2 From a Vietnamese language article on the evaluation of religion management in 2011 posted on website of the Government Committee on Religious Affairs in February 2012, since removed.
3 Article 8, Sub-point 2 of the ordinance reads “It is prohibited to abuse the freedom of religion and belief to undermine peace, national independence and unity, to incite violence or propagate wars, to propagandize against the States’ laws and policies, to divide the citizens, ethnic minorities or religions; to incite public disorder, or infringe upon life, dignity, honor and/or property of others, or to impede the exercise of civic duties and the performance of civic obligations, to conduct superstitious activities or other acts contrary to the law.”
4 Sub-point 5 of Article 3 of the ordinance defines “religious activities” as the propagation and practice of tenets, principles and rites and the management of religious organizations.
5 See Article 8. The Vietnam Assemblies of God is an interesting case. While most other groups in the past achieved legal recognition a year after achieving registration for religious activities, the Assemblies of God remains at loggerheads with the authorities over its organizational structure.
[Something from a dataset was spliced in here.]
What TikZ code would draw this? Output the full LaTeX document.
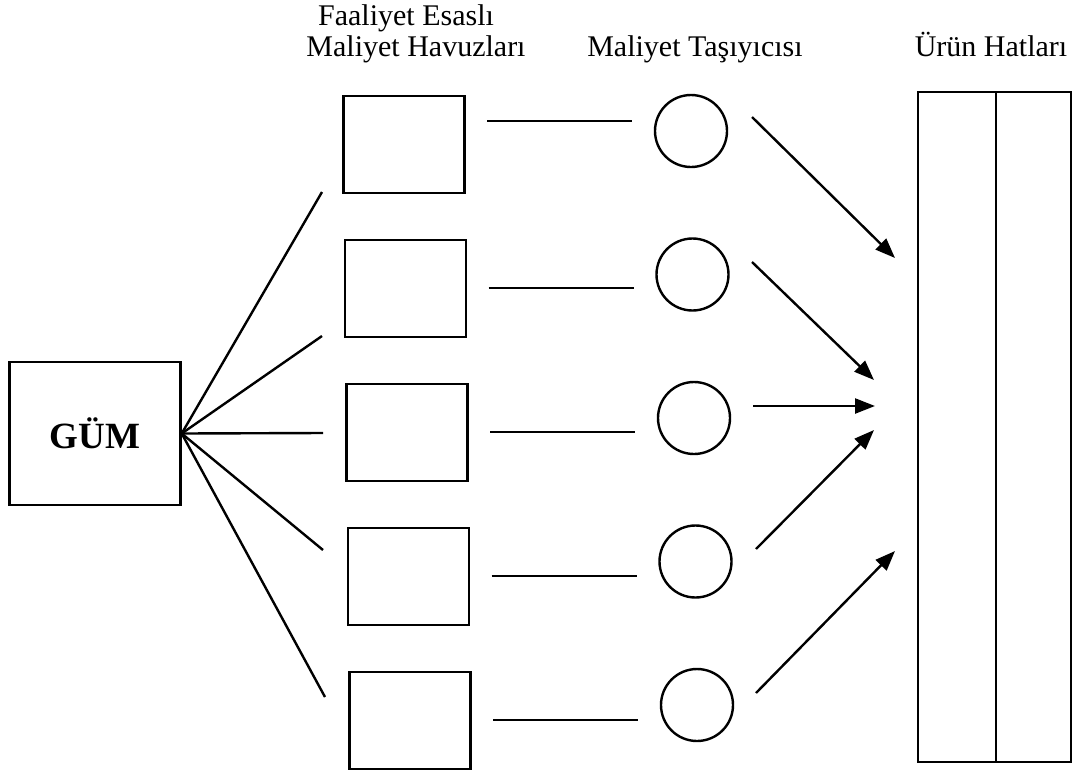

It presented its constitution with its traditional structure involving an intermediate “district” level between the national headquarters and local congregations. This was verbally approved, but the government religious-affairs committee reneged and is now withholding the promised registration and has been trying for three years to dictate an internal church organizational structure.
Vietnam is ranked No. 21 on the 2013 World Watch List of the 50 countries where persecution of Christians is most severe. The communist government considers Christians to be agents of the West, and with the help of local officials keeps a close eye on churhes, according to the list, which is published by Open Doors Inernational, a global ministry to persecuted Christians.